• **Information given**:

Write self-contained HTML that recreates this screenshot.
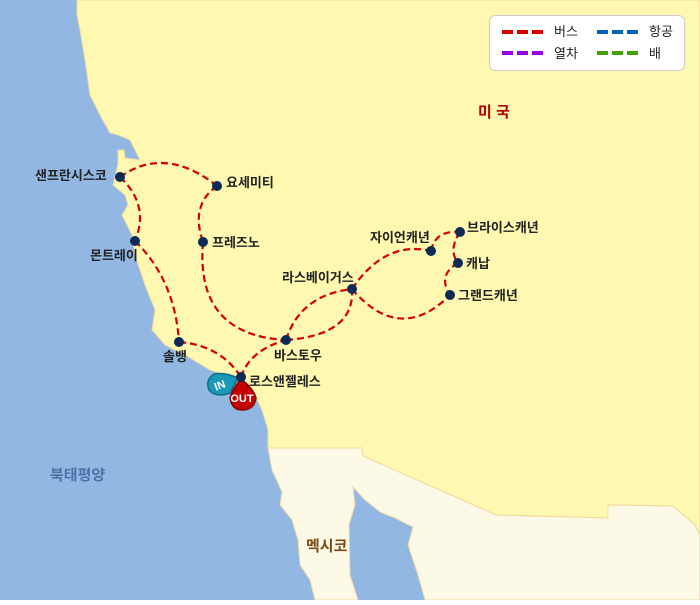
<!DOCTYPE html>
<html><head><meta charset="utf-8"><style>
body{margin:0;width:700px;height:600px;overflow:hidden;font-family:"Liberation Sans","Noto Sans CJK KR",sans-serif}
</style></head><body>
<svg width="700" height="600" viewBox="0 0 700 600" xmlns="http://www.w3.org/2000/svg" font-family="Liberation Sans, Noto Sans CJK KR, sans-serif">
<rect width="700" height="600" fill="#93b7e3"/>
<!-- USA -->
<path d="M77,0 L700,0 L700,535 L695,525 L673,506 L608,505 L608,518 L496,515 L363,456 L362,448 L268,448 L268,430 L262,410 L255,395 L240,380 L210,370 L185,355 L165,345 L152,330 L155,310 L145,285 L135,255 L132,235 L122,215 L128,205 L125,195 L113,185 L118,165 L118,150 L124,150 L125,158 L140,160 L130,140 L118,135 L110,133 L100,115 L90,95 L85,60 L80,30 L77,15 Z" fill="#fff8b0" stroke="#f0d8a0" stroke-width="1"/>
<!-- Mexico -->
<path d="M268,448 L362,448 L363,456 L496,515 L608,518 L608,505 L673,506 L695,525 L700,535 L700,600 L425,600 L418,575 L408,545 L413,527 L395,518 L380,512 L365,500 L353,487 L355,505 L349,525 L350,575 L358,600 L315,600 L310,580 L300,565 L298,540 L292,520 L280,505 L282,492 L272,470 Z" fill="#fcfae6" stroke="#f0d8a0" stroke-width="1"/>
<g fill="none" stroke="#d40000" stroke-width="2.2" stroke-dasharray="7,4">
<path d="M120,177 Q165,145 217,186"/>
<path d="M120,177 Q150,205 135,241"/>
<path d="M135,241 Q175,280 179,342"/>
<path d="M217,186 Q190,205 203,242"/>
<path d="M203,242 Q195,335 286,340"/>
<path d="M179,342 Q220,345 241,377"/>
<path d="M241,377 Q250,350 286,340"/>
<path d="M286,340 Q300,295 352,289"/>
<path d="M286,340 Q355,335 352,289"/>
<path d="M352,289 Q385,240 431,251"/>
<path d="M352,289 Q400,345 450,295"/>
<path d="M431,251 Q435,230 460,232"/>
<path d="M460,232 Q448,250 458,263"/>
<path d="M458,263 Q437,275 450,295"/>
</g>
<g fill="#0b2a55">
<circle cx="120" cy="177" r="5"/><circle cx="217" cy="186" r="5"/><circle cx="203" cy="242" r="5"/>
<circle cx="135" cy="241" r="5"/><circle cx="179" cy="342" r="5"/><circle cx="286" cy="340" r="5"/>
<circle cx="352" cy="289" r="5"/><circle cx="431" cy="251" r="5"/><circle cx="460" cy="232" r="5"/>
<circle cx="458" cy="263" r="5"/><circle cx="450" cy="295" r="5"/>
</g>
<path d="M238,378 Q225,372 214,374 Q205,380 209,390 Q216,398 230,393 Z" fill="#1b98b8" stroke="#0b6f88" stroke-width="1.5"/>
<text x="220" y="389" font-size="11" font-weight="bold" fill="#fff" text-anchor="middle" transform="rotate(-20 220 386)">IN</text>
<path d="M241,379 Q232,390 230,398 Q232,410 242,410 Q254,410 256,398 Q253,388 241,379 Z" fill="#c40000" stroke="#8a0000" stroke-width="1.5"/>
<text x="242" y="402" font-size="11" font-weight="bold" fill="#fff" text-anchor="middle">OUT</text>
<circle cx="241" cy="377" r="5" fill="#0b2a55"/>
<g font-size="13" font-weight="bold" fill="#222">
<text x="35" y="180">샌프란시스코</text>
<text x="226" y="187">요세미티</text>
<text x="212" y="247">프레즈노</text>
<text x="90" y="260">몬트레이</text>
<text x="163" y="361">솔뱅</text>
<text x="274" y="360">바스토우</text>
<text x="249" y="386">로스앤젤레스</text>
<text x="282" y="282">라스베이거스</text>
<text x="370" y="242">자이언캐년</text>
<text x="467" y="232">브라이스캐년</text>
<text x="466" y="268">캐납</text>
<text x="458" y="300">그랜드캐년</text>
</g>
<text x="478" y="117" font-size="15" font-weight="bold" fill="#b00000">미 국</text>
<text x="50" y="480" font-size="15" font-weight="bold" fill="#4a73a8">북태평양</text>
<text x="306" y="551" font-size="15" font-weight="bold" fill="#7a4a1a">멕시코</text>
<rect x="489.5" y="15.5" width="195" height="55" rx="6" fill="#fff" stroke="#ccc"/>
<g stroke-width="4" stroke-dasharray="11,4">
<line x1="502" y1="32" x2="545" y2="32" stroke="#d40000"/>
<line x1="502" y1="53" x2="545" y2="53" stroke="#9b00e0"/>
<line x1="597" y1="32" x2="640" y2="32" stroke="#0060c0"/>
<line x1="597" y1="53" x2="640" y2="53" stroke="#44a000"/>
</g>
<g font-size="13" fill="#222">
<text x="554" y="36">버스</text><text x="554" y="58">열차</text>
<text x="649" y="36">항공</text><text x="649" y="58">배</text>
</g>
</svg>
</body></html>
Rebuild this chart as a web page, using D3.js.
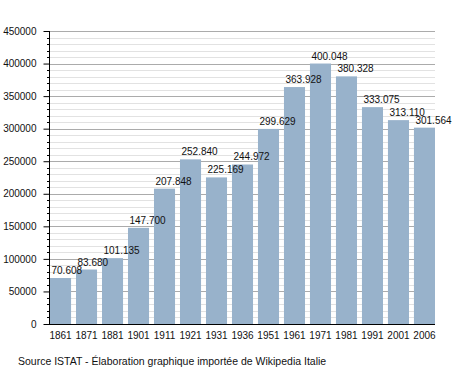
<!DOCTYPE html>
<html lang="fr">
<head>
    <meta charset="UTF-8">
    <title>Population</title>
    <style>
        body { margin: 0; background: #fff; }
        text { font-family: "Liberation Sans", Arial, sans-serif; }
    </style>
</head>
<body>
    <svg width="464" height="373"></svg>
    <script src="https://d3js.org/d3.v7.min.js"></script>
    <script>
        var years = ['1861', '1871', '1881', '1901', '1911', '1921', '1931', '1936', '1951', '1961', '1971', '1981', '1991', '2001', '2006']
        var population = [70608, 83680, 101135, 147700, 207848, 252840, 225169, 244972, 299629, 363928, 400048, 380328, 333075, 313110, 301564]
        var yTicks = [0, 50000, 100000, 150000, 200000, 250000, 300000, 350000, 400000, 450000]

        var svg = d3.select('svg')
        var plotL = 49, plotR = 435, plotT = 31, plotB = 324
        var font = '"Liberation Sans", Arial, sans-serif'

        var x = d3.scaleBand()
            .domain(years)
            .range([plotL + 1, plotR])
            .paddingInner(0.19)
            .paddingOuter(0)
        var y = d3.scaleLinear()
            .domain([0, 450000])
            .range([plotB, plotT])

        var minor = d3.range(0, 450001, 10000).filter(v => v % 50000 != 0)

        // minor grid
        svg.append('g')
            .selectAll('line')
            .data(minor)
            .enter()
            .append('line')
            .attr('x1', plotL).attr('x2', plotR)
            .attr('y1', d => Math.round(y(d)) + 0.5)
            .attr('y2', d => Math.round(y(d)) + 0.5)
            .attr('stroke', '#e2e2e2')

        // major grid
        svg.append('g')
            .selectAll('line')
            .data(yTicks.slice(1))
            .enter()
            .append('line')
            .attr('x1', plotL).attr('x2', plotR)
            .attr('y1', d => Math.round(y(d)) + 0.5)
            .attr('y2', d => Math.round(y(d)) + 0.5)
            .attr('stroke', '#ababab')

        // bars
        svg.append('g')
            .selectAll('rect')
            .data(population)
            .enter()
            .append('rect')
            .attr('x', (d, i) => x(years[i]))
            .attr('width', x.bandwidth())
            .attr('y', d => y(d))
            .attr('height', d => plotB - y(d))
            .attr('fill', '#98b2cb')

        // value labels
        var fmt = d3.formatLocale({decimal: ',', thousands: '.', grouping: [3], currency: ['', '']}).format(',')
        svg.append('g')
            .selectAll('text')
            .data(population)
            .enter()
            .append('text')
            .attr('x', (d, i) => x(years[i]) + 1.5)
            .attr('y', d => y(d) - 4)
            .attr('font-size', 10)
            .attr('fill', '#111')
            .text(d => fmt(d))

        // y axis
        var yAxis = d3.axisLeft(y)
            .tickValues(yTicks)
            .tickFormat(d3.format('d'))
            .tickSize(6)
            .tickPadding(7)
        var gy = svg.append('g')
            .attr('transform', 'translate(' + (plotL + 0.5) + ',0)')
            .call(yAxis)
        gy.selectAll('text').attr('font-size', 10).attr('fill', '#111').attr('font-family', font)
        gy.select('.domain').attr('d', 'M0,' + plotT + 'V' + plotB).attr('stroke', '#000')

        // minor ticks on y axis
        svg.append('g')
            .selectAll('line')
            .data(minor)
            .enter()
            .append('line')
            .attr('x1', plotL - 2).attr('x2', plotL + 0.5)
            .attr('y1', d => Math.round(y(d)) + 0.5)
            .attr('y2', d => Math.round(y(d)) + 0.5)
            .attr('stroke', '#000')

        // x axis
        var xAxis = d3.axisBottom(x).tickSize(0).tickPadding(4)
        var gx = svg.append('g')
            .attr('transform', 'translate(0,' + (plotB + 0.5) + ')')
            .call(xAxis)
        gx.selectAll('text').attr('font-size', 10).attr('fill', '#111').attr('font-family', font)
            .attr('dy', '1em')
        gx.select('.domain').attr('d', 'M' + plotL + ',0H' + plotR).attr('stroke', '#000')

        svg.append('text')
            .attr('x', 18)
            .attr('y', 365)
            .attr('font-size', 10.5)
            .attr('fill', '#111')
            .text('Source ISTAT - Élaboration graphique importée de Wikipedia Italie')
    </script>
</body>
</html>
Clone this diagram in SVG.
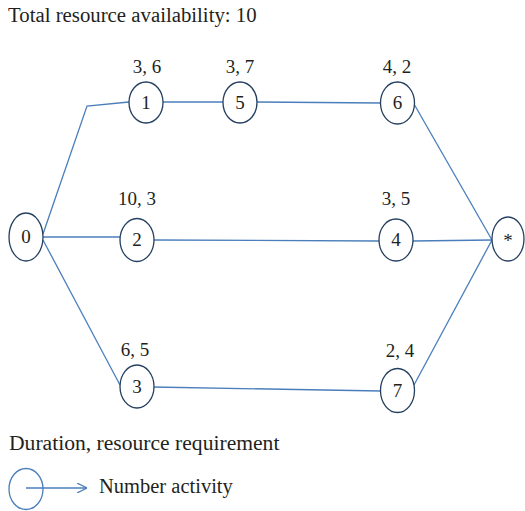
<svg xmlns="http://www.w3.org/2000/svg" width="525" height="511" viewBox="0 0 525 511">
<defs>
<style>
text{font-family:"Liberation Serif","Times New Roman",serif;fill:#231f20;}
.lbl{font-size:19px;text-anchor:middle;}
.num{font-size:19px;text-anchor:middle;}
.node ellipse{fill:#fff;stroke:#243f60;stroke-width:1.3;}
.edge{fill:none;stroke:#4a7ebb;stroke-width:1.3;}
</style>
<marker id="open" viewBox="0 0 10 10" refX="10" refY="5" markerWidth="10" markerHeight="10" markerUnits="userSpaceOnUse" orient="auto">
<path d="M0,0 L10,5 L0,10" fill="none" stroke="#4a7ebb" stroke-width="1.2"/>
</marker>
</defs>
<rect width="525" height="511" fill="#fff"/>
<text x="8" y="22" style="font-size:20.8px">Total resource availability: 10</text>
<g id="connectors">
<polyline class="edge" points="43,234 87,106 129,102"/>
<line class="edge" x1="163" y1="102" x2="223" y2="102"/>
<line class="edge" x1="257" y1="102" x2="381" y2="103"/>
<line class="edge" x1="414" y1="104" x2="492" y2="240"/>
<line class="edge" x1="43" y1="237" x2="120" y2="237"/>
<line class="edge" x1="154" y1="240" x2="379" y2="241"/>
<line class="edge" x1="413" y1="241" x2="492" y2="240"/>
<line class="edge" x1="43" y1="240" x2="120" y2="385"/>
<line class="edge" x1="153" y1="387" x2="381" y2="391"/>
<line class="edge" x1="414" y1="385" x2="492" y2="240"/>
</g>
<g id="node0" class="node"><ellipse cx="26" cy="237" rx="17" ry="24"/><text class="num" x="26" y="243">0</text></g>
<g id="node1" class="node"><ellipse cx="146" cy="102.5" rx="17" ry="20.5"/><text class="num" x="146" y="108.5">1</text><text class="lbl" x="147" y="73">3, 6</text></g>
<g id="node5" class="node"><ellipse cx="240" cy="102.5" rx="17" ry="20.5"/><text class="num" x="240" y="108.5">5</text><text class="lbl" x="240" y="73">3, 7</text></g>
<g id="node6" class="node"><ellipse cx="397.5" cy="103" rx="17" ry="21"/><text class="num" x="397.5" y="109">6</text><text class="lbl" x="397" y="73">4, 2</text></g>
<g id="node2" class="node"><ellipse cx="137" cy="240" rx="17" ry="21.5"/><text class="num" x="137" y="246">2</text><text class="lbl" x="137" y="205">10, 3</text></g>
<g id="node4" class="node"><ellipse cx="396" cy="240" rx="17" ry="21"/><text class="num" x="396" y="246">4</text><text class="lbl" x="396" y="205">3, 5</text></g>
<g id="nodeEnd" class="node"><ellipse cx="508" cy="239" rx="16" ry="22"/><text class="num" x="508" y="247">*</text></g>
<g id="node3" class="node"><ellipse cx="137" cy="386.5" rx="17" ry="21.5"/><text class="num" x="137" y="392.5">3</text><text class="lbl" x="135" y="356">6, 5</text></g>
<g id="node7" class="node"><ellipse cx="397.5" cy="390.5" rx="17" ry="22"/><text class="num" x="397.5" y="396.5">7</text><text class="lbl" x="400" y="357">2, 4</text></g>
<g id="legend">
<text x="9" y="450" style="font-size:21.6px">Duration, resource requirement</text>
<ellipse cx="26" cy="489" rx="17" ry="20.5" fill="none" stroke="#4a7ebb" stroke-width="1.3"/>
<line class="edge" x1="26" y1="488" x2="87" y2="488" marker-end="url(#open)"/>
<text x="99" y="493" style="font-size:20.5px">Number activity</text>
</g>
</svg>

• **What is asked**: Quote only the lines running from the line with "Rebuild this chart" to the line with "var minor = d3.range(0, 450001, 10000).filter(v", ends included, exactly as they appear and without the pictures.

• **Output**:
Rebuild this chart as a web page, using D3.js.
<!DOCTYPE html>
<html lang="fr">
<head>
    <meta charset="UTF-8">
    <title>Population</title>
    <style>
        body { margin: 0; background: #fff; }
        text { font-family: "Liberation Sans", Arial, sans-serif; }
    </style>
</head>
<body>
    <svg width="464" height="373"></svg>
    <script src="https://d3js.org/d3.v7.min.js"></script>
    <script>
        var years = ['1861', '1871', '1881', '1901', '1911', '1921', '1931', '1936', '1951', '1961', '1971', '1981', '1991', '2001', '2006']
        var population = [70608, 83680, 101135, 147700, 207848, 252840, 225169, 244972, 299629, 363928, 400048, 380328, 333075, 313110, 301564]
        var yTicks = [0, 50000, 100000, 150000, 200000, 250000, 300000, 350000, 400000, 450000]

        var svg = d3.select('svg')
        var plotL = 49, plotR = 435, plotT = 31, plotB = 324
        var font = '"Liberation Sans", Arial, sans-serif'

        var x = d3.scaleBand()
            .domain(years)
            .range([plotL + 1, plotR])
            .paddingInner(0.19)
            .paddingOuter(0)
        var y = d3.scaleLinear()
            .domain([0, 450000])
            .range([plotB, plotT])

        var minor = d3.range(0, 450001, 10000).filter(v => v % 50000 != 0)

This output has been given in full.